Depois o problema a meu ver é politico, o referendo das regiões não se vence ou se perde por causa dos argumentos, vence-se quando o PSD e o CDS-PP deixarem de se opor ao projecto, ou então quando os boys desses partidos tenham coragem para se demarcar dos mesmos. Com o mesmo projecto, com as mesmas regiões, se o PSD no ultimo referendo tivesse apelado ao sim, o sim teria vencido, não duvidem disto.
Em relação a Espanha, e a ser um mau exemplo de coesão territorial, é melhor estar como Espanha com uma Galiza muito acima do norte de Portugal, ou é melhor estar como Portugal, com um centralismo doentio e todo o pais no limiar da miséria?

Em relação a verbas, a União Europeia concede fundos às regiões mais pobres… a maneira como tais verbas são geridas em Portugal é no mínimo dos mínimos obscura, alguém sabe quem é o presidente da CCRN para o responsabilizar? Sabem meia dúzia, não sabe o cidadão comum. Mas o Alberto João Jardim todos sabem quem é, e tem que mostrar trabalho para ser reeleito.

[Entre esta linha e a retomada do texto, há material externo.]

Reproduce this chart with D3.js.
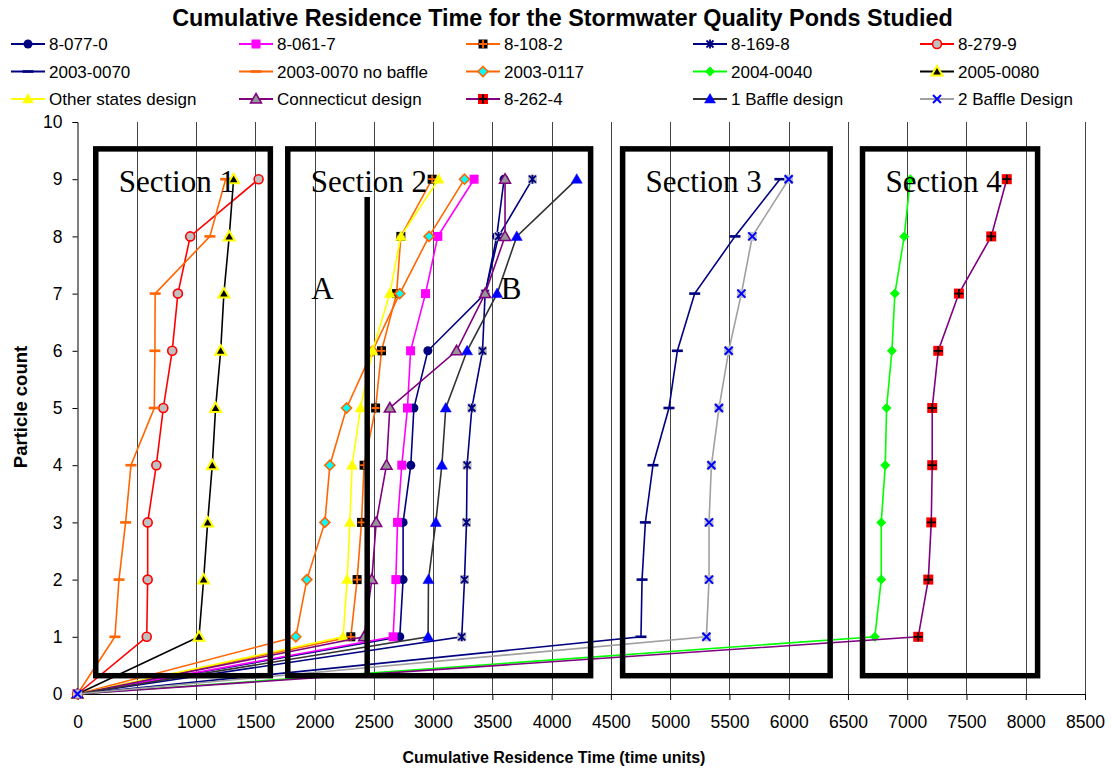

Mas como já disse, o povo do norte devido ao voto que teve no último referendo (excluindo o Porto) merece de facto ser a região mais miserável da UE.
Anónimo disse…
Notas soltas: Coesão é coesão, seja ela em Timor ou no Luxemburgo. Não tem que ver com fome ou fartura.
Desenvolvimento, nivel de vida, riqueza, já tem a ver com a forma como se governa. E aí os anti-Jardim têm que engolir "elefantes".
Quanto ao norte, não sei bem o que lhe faltou, mas creio que a geração de homens de negócios da primeira metade do século XX, foi mal substituida. A nova geração, é de políticos, fracos, (média 61%)... O resultado está à vista. A culpa do voto pelo não à regionalização não é só do PSD e PP, mas sim de muita gente, incluindo Mário Soares, Guterres e Louçã.
Anónimo disse…
"Média 61%"??!...
europeu disse…
penso que..aliás,tenho a certeza que não faz sentido inventar-se regiões com fronteiras artificiais, e nomes vindos as vezes não se sabe bem de onde.. para se acabar com regiões artificiais nada endo a ver com as verdadeiras regiões existentes na realidade, a realidade no terreno. há muito tempo que isto sucede..e vai suceder de novo.cada vez mais a realidade no terreno DIFERE do que veremos nos mapas.